■ To be done ■
Return exactly and only these lines: the first of the listing through the one containing "series = [nc, sw, ss, nw, se, ne]".

--- START OF Data segment ---

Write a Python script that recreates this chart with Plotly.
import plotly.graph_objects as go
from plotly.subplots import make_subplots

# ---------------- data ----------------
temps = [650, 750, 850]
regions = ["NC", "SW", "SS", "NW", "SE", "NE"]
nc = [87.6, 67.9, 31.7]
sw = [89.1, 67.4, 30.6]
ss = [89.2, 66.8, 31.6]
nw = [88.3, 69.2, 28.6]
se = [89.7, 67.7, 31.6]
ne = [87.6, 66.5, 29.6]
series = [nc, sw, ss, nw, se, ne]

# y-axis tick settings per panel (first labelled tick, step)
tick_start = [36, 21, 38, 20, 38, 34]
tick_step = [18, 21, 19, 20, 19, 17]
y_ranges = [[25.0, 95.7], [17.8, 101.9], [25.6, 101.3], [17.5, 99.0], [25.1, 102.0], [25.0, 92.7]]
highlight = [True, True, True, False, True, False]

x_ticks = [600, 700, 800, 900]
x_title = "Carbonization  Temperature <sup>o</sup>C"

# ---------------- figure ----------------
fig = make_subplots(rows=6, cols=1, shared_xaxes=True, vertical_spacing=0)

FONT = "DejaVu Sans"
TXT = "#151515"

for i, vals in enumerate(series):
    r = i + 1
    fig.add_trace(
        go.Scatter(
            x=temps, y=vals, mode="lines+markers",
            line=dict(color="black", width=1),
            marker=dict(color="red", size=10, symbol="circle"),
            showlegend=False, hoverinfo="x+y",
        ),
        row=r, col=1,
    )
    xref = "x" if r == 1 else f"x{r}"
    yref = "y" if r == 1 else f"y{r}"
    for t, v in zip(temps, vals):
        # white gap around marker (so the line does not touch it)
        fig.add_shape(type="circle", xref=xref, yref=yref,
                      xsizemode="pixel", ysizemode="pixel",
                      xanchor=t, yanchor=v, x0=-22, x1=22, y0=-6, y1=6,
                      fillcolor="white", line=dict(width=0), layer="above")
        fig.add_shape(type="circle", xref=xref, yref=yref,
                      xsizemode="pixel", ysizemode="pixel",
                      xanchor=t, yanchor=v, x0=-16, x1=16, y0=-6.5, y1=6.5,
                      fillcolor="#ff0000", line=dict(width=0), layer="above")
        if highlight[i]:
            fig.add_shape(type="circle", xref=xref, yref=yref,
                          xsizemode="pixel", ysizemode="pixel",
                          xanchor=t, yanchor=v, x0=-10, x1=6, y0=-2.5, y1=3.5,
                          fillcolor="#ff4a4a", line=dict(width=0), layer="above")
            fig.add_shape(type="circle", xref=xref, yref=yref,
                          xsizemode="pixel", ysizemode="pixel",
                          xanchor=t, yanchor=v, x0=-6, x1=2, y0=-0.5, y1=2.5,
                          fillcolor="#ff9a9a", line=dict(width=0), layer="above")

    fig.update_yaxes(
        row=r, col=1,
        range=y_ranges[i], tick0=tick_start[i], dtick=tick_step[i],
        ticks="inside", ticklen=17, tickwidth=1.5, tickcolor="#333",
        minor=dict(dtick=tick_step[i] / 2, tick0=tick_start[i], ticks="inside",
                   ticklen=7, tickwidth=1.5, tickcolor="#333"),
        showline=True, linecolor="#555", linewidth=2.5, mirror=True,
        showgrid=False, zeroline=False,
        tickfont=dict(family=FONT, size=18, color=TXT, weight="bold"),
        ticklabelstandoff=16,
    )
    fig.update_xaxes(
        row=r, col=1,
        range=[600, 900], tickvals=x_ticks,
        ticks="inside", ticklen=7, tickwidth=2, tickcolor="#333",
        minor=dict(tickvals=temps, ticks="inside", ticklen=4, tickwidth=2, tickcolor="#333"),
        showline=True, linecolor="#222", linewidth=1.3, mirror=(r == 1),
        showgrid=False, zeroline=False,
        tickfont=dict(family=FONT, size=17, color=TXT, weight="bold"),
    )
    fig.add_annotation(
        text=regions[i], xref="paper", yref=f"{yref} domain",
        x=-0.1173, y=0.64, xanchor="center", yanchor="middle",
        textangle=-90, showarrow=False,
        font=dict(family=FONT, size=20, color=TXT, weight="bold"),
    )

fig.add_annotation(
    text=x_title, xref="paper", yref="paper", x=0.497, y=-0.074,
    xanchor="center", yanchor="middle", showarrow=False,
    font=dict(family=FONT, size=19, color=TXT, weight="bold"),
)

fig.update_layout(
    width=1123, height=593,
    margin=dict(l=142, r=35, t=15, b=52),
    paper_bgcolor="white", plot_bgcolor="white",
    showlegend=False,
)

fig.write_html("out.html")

--- END OF Data segment ---

■ Task answer ■
Write a Python script that recreates this chart with Plotly.
import plotly.graph_objects as go
from plotly.subplots import make_subplots

# ---------------- data ----------------
temps = [650, 750, 850]
regions = ["NC", "SW", "SS", "NW", "SE", "NE"]
nc = [87.6, 67.9, 31.7]
sw = [89.1, 67.4, 30.6]
ss = [89.2, 66.8, 31.6]
nw = [88.3, 69.2, 28.6]
se = [89.7, 67.7, 31.6]
ne = [87.6, 66.5, 29.6]
series = [nc, sw, ss, nw, se, ne]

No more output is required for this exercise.